WHAT THE EXERCISE ASKS —
Find each line with the string "this" and copy it.

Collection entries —
----

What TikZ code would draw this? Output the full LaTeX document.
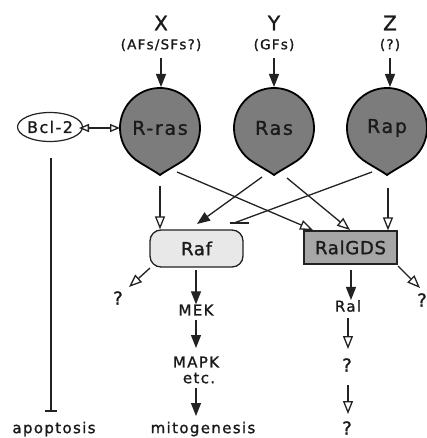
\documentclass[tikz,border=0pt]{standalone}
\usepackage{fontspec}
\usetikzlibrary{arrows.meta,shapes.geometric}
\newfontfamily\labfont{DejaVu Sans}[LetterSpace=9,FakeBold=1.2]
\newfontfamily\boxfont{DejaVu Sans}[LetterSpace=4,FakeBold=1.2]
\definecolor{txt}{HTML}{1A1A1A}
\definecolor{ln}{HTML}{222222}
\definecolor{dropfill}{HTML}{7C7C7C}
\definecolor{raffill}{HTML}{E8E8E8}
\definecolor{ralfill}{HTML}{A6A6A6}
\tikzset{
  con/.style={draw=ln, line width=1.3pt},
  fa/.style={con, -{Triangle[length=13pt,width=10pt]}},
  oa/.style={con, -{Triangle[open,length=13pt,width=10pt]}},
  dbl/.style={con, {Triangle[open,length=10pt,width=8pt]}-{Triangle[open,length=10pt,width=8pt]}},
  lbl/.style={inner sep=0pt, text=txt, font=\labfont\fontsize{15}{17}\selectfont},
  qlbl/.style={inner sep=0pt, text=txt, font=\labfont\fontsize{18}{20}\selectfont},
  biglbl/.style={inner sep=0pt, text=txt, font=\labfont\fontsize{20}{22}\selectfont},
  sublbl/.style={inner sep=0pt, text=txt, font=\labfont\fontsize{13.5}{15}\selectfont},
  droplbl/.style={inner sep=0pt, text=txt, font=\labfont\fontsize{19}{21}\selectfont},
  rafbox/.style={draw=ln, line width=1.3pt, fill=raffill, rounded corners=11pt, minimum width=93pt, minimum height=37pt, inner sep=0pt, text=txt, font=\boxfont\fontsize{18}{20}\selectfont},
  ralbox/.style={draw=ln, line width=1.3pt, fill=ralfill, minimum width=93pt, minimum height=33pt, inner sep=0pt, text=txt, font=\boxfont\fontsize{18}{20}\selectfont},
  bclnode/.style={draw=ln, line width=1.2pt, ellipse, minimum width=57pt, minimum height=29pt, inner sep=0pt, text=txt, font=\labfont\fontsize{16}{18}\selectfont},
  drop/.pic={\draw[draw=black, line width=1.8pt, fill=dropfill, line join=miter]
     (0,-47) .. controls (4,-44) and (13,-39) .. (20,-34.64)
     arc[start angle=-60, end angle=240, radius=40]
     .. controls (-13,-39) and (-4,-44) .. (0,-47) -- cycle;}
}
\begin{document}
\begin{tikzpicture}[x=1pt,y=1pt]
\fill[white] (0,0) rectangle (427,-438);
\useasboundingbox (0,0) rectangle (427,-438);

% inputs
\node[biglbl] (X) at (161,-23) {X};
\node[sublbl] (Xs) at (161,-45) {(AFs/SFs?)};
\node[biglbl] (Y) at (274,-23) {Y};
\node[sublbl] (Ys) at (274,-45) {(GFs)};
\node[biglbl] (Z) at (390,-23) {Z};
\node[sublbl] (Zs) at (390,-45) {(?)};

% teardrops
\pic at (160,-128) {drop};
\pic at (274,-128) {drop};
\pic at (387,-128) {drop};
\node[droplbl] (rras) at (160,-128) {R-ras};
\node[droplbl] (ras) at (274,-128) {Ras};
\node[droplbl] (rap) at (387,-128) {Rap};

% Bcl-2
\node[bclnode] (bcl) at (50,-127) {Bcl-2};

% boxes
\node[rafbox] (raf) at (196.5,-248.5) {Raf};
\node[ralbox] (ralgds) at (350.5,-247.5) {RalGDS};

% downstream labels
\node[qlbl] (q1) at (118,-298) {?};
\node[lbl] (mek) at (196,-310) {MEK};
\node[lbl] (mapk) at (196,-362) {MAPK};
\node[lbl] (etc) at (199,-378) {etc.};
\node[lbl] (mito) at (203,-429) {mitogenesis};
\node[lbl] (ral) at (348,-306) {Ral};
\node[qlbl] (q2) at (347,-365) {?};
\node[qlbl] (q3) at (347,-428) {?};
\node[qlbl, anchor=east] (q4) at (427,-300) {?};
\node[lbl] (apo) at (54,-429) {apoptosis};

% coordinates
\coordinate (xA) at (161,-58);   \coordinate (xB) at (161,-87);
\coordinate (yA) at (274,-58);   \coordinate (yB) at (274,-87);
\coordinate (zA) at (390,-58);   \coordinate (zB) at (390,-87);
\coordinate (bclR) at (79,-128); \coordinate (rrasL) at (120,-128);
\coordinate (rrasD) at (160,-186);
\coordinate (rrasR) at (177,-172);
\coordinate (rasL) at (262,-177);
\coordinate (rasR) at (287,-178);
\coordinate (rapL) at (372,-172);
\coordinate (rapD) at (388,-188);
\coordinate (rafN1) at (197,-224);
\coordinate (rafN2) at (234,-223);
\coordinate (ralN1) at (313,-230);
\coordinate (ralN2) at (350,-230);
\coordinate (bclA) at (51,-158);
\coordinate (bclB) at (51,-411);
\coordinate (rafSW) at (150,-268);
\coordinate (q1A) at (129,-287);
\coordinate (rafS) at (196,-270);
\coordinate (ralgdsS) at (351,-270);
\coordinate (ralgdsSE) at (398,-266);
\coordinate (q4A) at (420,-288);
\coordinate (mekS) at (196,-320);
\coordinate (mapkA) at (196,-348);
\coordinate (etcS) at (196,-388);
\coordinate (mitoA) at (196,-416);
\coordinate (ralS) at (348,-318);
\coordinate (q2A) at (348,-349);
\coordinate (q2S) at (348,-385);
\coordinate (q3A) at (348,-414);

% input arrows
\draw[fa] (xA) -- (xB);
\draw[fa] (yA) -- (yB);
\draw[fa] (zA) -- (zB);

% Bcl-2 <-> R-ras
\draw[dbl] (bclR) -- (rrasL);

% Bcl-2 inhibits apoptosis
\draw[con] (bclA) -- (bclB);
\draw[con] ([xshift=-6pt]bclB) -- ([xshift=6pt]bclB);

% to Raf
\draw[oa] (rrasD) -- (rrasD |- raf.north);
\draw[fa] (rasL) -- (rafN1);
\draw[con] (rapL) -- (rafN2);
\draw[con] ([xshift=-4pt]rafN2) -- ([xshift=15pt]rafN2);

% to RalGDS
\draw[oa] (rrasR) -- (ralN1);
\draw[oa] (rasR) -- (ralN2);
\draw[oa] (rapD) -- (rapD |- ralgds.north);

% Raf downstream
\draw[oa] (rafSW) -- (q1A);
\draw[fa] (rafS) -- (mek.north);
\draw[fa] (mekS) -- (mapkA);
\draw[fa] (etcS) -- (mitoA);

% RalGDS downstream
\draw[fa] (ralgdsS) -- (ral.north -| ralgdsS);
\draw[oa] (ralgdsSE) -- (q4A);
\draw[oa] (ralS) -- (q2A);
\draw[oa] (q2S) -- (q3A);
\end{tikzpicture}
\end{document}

----

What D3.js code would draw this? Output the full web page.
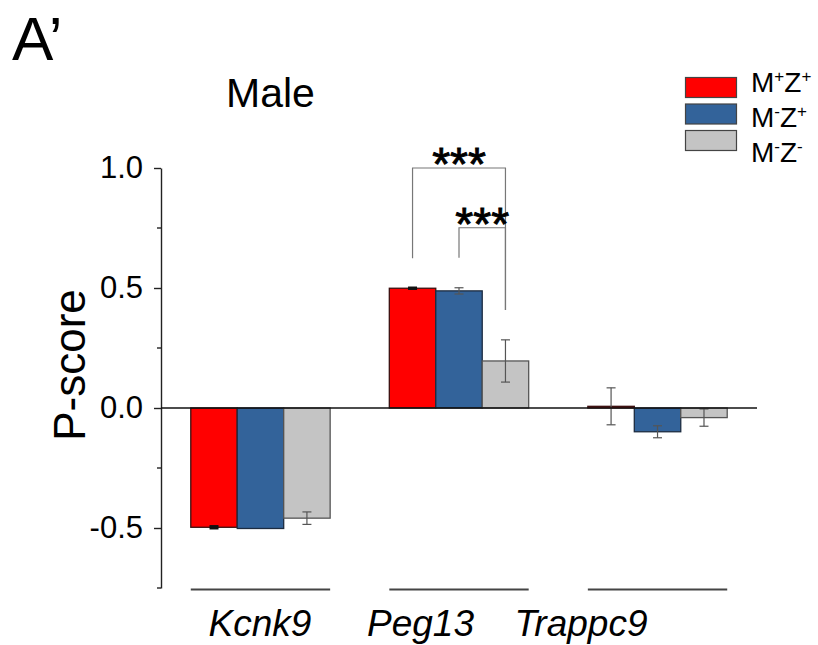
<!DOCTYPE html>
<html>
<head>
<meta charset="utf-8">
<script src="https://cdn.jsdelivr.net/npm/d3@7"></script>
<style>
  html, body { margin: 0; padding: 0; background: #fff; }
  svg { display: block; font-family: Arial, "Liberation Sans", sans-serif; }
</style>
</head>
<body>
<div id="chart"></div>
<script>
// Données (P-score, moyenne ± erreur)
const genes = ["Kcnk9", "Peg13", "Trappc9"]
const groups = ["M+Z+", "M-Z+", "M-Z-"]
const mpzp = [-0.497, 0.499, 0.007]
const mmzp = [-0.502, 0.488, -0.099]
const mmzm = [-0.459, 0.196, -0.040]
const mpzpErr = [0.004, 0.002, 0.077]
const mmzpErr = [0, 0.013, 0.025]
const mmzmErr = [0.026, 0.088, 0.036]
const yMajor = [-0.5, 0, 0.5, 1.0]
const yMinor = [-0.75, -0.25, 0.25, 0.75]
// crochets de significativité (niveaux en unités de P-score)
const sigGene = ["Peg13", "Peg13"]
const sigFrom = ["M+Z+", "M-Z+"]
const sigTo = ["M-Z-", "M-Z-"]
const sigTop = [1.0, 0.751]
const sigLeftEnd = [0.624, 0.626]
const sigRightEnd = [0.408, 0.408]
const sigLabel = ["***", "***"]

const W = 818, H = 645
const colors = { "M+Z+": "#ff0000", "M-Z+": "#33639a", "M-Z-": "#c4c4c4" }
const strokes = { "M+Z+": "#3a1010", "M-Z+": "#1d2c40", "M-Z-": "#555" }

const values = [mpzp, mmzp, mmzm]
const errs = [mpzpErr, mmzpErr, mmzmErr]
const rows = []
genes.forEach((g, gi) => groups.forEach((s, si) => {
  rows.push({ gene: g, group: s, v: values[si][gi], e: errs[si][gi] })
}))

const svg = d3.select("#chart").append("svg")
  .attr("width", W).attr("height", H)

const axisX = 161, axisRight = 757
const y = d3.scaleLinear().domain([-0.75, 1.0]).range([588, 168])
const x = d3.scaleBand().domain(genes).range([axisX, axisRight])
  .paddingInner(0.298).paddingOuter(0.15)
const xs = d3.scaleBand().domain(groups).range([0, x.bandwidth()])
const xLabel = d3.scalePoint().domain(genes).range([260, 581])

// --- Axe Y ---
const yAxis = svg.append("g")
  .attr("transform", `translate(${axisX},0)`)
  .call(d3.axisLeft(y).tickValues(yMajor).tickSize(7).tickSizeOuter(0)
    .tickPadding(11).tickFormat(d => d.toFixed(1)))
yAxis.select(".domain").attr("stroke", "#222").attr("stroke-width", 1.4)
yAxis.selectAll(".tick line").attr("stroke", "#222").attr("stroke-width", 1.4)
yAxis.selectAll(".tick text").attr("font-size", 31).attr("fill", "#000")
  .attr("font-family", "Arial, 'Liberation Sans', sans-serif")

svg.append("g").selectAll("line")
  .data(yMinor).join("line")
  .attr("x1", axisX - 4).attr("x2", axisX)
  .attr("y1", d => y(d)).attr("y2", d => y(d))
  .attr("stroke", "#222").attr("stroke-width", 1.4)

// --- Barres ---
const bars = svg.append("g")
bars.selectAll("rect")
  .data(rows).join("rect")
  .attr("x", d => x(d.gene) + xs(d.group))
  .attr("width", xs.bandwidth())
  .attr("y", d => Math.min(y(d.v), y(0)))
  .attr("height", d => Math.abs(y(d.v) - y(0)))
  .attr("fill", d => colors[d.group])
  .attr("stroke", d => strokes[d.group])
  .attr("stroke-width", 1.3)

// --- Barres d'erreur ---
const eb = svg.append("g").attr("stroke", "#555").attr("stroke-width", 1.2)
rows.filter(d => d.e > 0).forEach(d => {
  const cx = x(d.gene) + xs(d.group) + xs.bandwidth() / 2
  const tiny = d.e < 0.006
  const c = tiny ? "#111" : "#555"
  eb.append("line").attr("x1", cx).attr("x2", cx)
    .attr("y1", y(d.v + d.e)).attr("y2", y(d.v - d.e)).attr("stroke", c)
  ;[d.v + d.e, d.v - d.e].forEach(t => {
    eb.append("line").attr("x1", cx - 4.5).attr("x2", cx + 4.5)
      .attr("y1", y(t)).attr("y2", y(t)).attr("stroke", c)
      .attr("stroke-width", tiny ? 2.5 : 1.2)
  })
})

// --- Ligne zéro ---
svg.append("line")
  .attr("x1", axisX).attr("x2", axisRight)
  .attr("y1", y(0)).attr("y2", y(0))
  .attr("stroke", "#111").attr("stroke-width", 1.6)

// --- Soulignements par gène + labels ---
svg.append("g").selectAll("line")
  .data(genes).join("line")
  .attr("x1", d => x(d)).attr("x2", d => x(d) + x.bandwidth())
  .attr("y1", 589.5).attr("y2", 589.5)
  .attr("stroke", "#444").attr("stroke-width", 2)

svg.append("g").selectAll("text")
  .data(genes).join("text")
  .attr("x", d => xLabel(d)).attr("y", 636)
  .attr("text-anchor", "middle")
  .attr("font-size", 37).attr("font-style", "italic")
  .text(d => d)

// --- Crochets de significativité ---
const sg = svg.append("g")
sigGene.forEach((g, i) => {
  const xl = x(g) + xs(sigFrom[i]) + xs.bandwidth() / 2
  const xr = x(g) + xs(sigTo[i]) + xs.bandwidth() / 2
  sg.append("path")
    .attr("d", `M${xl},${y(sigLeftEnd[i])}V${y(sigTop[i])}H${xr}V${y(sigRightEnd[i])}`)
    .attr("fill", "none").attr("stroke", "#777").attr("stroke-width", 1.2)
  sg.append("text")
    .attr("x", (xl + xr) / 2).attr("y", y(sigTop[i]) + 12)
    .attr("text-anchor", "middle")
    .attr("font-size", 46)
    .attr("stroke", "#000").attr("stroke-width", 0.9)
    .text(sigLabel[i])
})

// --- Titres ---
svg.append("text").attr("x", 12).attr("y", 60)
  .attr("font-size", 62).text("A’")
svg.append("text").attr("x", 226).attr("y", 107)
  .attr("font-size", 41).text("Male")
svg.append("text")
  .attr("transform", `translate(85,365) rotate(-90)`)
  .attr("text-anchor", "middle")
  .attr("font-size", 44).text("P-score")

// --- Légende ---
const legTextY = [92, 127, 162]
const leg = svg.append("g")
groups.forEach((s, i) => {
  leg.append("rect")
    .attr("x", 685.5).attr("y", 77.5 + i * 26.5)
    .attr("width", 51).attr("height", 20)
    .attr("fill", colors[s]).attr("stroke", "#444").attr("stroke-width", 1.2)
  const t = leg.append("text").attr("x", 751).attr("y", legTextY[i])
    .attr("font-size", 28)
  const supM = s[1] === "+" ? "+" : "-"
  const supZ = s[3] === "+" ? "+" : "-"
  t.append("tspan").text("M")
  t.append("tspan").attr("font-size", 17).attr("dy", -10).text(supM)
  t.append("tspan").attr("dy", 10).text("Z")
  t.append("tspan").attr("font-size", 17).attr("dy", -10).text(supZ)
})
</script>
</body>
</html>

----

EXERCISE RESULT —
What TikZ code would draw this? Output the full LaTeX document.
What D3.js code would draw this? Output the full web page.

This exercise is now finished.